─── STORED ROWS

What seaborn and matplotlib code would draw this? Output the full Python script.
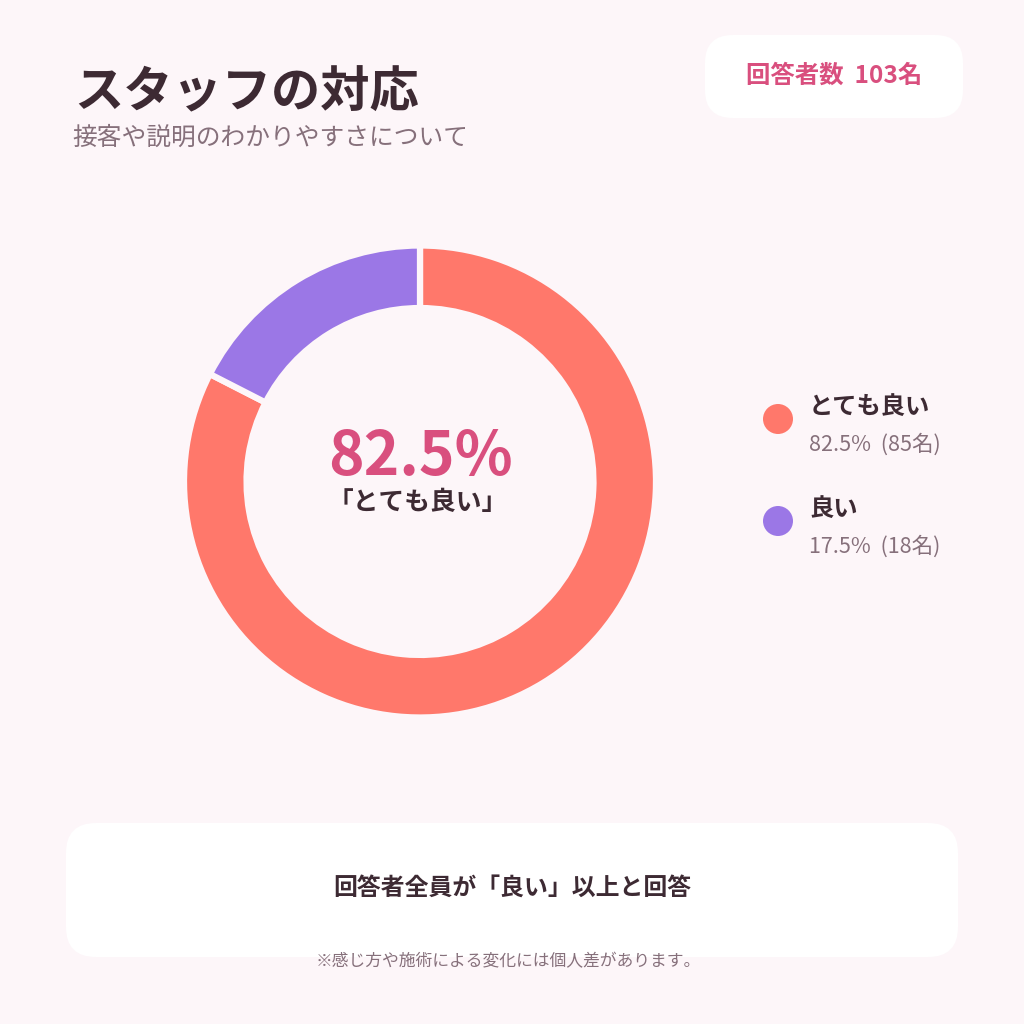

──────
─── STORED ROWS

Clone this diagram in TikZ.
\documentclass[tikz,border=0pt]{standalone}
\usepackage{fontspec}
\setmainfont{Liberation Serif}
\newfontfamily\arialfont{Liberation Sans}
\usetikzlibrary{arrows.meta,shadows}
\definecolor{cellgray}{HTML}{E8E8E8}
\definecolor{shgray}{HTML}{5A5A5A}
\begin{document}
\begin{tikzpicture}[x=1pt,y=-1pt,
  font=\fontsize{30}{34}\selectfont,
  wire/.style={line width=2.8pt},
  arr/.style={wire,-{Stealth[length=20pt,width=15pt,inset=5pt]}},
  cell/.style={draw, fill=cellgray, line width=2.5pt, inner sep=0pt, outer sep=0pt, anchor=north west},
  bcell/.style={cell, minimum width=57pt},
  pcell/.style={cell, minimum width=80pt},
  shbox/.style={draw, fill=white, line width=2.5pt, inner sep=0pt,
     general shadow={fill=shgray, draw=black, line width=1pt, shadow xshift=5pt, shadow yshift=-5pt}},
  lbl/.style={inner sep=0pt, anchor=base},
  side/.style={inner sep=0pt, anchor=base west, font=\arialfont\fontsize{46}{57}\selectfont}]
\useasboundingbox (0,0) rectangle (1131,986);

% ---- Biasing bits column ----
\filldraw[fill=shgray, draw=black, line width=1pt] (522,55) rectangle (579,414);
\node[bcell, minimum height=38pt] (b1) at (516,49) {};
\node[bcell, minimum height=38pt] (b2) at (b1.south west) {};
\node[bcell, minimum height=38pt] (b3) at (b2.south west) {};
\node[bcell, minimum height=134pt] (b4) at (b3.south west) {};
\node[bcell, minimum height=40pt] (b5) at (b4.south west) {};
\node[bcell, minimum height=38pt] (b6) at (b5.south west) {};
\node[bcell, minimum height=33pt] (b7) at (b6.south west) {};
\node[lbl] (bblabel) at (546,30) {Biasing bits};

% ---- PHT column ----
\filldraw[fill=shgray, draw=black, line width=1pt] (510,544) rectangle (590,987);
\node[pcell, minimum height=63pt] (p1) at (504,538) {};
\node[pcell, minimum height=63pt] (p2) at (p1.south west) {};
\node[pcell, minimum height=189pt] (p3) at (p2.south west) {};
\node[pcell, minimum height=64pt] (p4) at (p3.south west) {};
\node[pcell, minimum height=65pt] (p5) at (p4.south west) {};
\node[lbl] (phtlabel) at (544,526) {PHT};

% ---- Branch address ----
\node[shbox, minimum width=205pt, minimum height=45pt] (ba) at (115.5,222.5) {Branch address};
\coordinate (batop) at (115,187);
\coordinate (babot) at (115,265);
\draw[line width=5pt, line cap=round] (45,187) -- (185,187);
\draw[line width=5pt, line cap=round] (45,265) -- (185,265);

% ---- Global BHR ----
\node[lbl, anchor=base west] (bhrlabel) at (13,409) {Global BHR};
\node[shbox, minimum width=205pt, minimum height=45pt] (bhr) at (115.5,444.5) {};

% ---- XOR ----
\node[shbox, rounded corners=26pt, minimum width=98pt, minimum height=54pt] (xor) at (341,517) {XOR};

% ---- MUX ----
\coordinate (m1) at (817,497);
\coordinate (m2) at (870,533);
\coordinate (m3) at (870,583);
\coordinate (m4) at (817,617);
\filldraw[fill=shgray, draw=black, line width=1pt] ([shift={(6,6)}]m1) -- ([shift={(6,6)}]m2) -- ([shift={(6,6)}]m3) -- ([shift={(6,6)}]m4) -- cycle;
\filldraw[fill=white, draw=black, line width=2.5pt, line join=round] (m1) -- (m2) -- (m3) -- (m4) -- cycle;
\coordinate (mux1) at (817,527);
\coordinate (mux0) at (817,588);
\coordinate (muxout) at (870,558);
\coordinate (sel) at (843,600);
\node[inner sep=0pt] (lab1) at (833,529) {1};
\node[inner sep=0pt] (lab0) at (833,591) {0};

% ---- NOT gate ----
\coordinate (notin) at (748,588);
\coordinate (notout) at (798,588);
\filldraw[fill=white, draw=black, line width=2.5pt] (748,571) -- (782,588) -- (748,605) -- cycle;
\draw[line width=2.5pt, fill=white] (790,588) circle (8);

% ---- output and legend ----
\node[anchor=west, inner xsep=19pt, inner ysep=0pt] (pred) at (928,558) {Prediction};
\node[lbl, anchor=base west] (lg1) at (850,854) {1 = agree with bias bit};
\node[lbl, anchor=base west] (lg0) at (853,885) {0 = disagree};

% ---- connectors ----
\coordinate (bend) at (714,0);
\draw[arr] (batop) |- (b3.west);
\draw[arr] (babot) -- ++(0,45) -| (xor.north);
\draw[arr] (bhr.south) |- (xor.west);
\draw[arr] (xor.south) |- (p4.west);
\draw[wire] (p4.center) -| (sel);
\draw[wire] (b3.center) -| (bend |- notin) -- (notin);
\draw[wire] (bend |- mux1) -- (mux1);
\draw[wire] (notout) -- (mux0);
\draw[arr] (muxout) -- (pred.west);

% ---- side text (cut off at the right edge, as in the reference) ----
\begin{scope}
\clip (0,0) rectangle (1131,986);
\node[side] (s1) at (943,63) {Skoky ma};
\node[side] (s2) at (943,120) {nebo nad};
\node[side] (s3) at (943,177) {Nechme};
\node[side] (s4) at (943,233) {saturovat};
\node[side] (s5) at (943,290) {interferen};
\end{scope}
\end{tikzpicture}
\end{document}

──────

Look through the listing above. Pick out each line with "this" and copy it.

EXERCISE OUTPUT:
What seaborn and matplotlib code would draw this? Output the full Python script.
Clone this diagram in TikZ.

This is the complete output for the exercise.